15クール目のツワモノは、手足の痺れがひどくて、何度も転んだと話していた。
やはり副作用がひどい人もいるのだ。気の毒だなぁとカーテンのこちらから、しんみり。

そして、私の向かいの人は、点滴ルートがとれないみたいで、昨日は朝から昼にかけて、何人もの医師がチャレンジしては敗れていた。
最後は「足からとりましょう」みたいな話も出ていて恐ろしかった。
結局どこからとれたのかわからないが、なんとか成功したようで、車椅子で検査に行ってしまった。

思うのは、みんな明るく礼儀正しい。
私も看護師さんに対して(看護師さんに限らず、接する人には全てだが)、明るく礼儀正しく対応するようにしているが、私より明らかに大変な三人も、いつも声が明るい。
副作用で足がもつれて転んでも、2週間以上入院することになっても、何回も点滴のために針を刺されても、声が明るい。
なんか、、、自分が恥ずかしくなる。
今日もこれから点滴ルートとりがあるが、たとえ失敗されても、文句を言ってはいけない。痛くても泣いてはいけない。

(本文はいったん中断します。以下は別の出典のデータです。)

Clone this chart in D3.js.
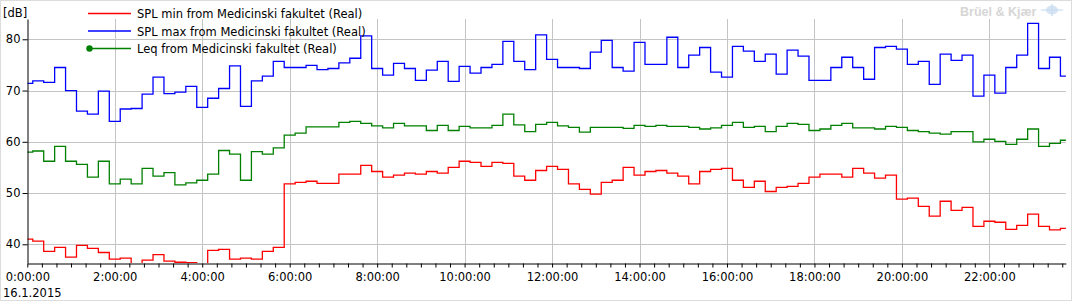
<!DOCTYPE html>
<html><head><meta charset="utf-8">
<script src="https://cdn.jsdelivr.net/npm/d3@7"></script>
<style>
html,body{margin:0;padding:0;background:#fff;}
svg{display:block;font-family:"DejaVu Sans",Verdana,sans-serif;}
</style></head>
<body><svg id="chart" width="1072" height="301"></svg>
<script>
// ---- data (15-minute values, 16.1.2015, starting 0:00:00) ----
const startTime = "2015-01-16T00:00:00";
const intervalMinutes = 15;
const seriesNames = ["SPL min from Medicinski fakultet (Real)", "SPL max from Medicinski fakultet (Real)", "Leq from Medicinski fakultet (Real)"];
const seriesColors = ["#ff0000", "#0000ff", "#008000"];
const splMin = [41.0,40.6,38.6,39.4,37.5,39.8,39.2,38.4,37.1,37.3,
  36.0,36.9,38.0,36.7,36.5,36.4,35.0,38.8,39.0,37.1,
  37.3,37.1,38.6,39.4,51.8,52.1,52.3,51.9,51.9,53.7,
  53.7,55.4,54.2,53.1,53.5,53.9,53.7,54.2,53.9,55.0,
  56.2,56.0,55.2,56.0,55.8,53.3,52.5,54.4,55.2,54.6,
  51.8,50.7,49.8,52.1,52.5,55.0,53.5,54.2,54.4,53.9,
  53.3,51.8,54.2,54.6,54.8,52.5,51.1,52.3,50.3,51.1,
  51.3,51.9,53.1,53.7,53.7,53.1,54.8,53.9,52.9,53.5,
  48.8,49.0,47.4,45.5,48.4,46.6,47.2,43.5,44.5,44.3,
  42.9,43.7,45.9,43.5,42.8,43.1];
const splMax = [71.4,71.9,71.6,74.5,70.0,66.0,65.4,69.9,64.0,66.4,
  66.5,69.3,72.6,69.4,69.7,70.8,66.7,68.5,70.4,74.8,
  66.9,71.9,72.8,75.7,74.5,74.5,74.9,74.1,74.3,75.4,
  76.3,80.65,74.3,73.0,75.3,74.3,72.0,74.0,75.7,71.8,
  74.7,73.4,74.5,75.1,79.6,75.7,74.1,80.85,76.1,74.5,
  74.5,74.3,77.5,79.8,74.5,73.8,79.4,75.1,75.1,80.4,
  74.5,76.9,78.4,73.6,72.6,78.6,77.7,75.7,77.1,73.2,
  77.9,76.7,72.0,72.0,74.5,76.5,74.5,72.2,78.4,78.6,
  78.1,75.1,75.7,71.2,77.1,75.9,76.9,68.9,73.0,69.5,
  74.5,76.9,83.1,74.3,76.5,72.8];
const leq = [58.0,58.2,56.2,59.1,56.2,55.6,53.1,56.2,51.8,52.7,
  51.8,54.8,53.3,54.0,51.6,52.0,52.5,53.7,58.3,57.6,
  52.5,58.1,57.6,58.8,61.3,61.7,62.9,62.9,62.9,63.8,
  64.0,63.6,63.1,62.7,63.6,63.1,63.1,62.2,63.2,62.2,
  63.0,62.7,62.7,63.2,65.4,63.3,62.0,63.4,63.8,63.1,
  62.8,61.9,62.8,62.8,62.8,62.6,63.2,63.0,63.2,63.0,
  63.0,62.8,62.5,62.7,63.2,63.8,62.8,63.0,62.0,63.0,
  63.6,63.4,62.2,62.5,63.2,63.6,62.7,62.7,62.5,63.0,
  62.8,62.2,62.0,61.7,61.5,62.0,62.0,60.0,60.5,60.1,
  59.5,60.5,62.5,59.1,59.7,60.3];
const yTicks = [40, 50, 60, 70, 80];
const yUnit = "[dB]";
const dateLabel = "16.1.2015";
const brandText = "Brüel & Kjær";

// ---- layout ----
const svg = d3.select("#chart");
const W = 1072, H = 301;
const pLeft = 27.3, pRight = 1065.9, pTop = 19, pBottom = 263;

const t0 = new Date(startTime);
const times = splMax.map((_, i) => d3.timeMinute.offset(t0, i * intervalMinutes));

const x = d3.scaleTime().domain([times[0], times[times.length - 1]]).range([pLeft, pRight]);
const y = d3.scaleLinear().domain([36.35, 83.96]).range([pBottom, pTop]);

// border
svg.append("rect").attr("x", 0.5).attr("y", 0.5).attr("width", W - 1).attr("height", H - 1)
  .attr("fill", "none").attr("stroke", "#b8b8b8").attr("stroke-dasharray", "1,1");

// gridlines
const gridTimes = d3.timeHour.every(2).range(times[0], d3.timeMinute.offset(times[times.length - 1], 1));
svg.append("g").selectAll("line").data(yTicks).join("line")
  .attr("x1", pLeft).attr("x2", pRight)
  .attr("y1", d => Math.round(y(d)) + 0.5).attr("y2", d => Math.round(y(d)) + 0.5)
  .attr("stroke", "#c4c4c4").attr("stroke-width", 1);
svg.append("g").selectAll("line").data(gridTimes.slice(1)).join("line")
  .attr("x1", d => Math.round(x(d)) + 0.5).attr("x2", d => Math.round(x(d)) + 0.5)
  .attr("y1", pTop).attr("y2", pBottom)
  .attr("stroke", "#c4c4c4").attr("stroke-width", 1);

// clip
svg.append("clipPath").attr("id", "plotclip").append("rect")
  .attr("x", pLeft).attr("y", pTop).attr("width", pRight - pLeft + 1).attr("height", pBottom - pTop);

const line = d3.line().curve(d3.curveStep)
  .x((d, i) => x(times[i])).y(d => y(d));

const plot = svg.append("g").attr("clip-path", "url(#plotclip)");
[splMin, splMax, leq].forEach((s, k) => {
  plot.append("path").attr("d", line(s)).attr("fill", "none")
    .attr("stroke", seriesColors[k]).attr("stroke-width", 1.3);
});

// y axis
const yAxis = d3.axisLeft(y).tickValues(yTicks).tickSize(5).tickSizeOuter(0).tickPadding(2);
const gy = svg.append("g").attr("transform", `translate(${Math.round(pLeft) + 0.5},0)`).call(yAxis);
gy.select(".domain").attr("stroke", "#000");
gy.selectAll("text").attr("font-size", "11.5px").attr("fill", "#000")
  .attr("font-family", "DejaVu Sans, Verdana, sans-serif");

// x axis
const xAxis = d3.axisBottom(x).ticks(d3.timeMinute.every(20)).tickSize(4).tickSizeOuter(0)
  .tickFormat(d => (d.getMinutes() === 0 && d.getHours() % 2 === 0) ? d3.timeFormat("%-H:%M:%S")(d) : "");
const gxA = svg.append("g").attr("transform", `translate(0,${pBottom + 0.5})`).call(xAxis);
gxA.select(".domain").attr("stroke", "#000");
gxA.selectAll("text").attr("font-size", "11.5px").attr("fill", "#000").attr("dy", "0.95em")
  .attr("font-family", "DejaVu Sans, Verdana, sans-serif");

// texts
svg.append("text").attr("x", 3).attr("y", 16.5).attr("font-size", "11.5px").text(yUnit);
svg.append("text").attr("x", 3).attr("y", 296.5).attr("font-size", "11.5px").text(dateLabel);

// legend
const legY = [13.5, 31, 48.5];
const leg = svg.append("g");
seriesNames.forEach((n, k) => {
  leg.append("line").attr("x1", 88).attr("x2", 131).attr("y1", legY[k]).attr("y2", legY[k])
    .attr("stroke", seriesColors[k]).attr("stroke-width", 1.3);
  leg.append("text").attr("x", 137).attr("y", legY[k] + 4.5).attr("font-size", "11.5px")
    .attr("fill", "#000").text(n);
});
leg.append("circle").attr("cx", 89.5).attr("cy", legY[2]).attr("r", 3.2).attr("fill", "#008000");

// brand
svg.append("text").attr("x", 960).attr("y", 15.5).attr("font-size", "12.5px").attr("font-weight", "bold")
  .attr("font-family", "Liberation Sans, Arial, sans-serif")
  .attr("fill", "#d6d6d6").text(brandText);
const ic = svg.append("g").attr("transform", "translate(1052,10)").attr("stroke", "#c9dcf0").attr("fill", "none");
ic.append("ellipse").attr("rx", 6).attr("ry", 4.5).attr("fill", "#d6e4f4").attr("stroke", "none");
ic.append("line").attr("x1", -11).attr("x2", 11).attr("y1", 0).attr("y2", 0).attr("stroke-width", 1.2);
ic.append("line").attr("x1", 0).attr("x2", 0).attr("y1", -6).attr("y2", 6).attr("stroke-width", 1.2);
</script></body></html>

それが大人!!

しかし、私は本当に副作用がないなぁ、と思う。
昨日、薬剤師さんがいつもの人から代わっていたのだが、「前回はどうでしたか?」と聞かれて、「いや、特に何もなかったです」と言うと、「え!結構クール重ねてますよね?吐き気は?痺れは?」など、驚いて尋ねてきた。私がすべてほとんどないと言うと、拍子抜けした感じだった。そして、その感じにハッとして「ないほうがいいんですけどね」と慌てて付け足した。
本当は、「回数を重ねるごとに、むしろ副作用は楽になってます」と言いたかったが、あまり言うと嘘だと思われそうなので言わなかった。

とはいえ、油断は禁物。
カルボプラチンのアレルギー反応は本当に危ないので気を付けなければ。

さて、今日もがんばろう!
たかが5~6時間の点滴だ。
面会禁止で母も姉も来ないのは初めて。夕方まで長く感じるかな。
窓の外を見ながら、ゆったり、のんびり過ごしてみよう。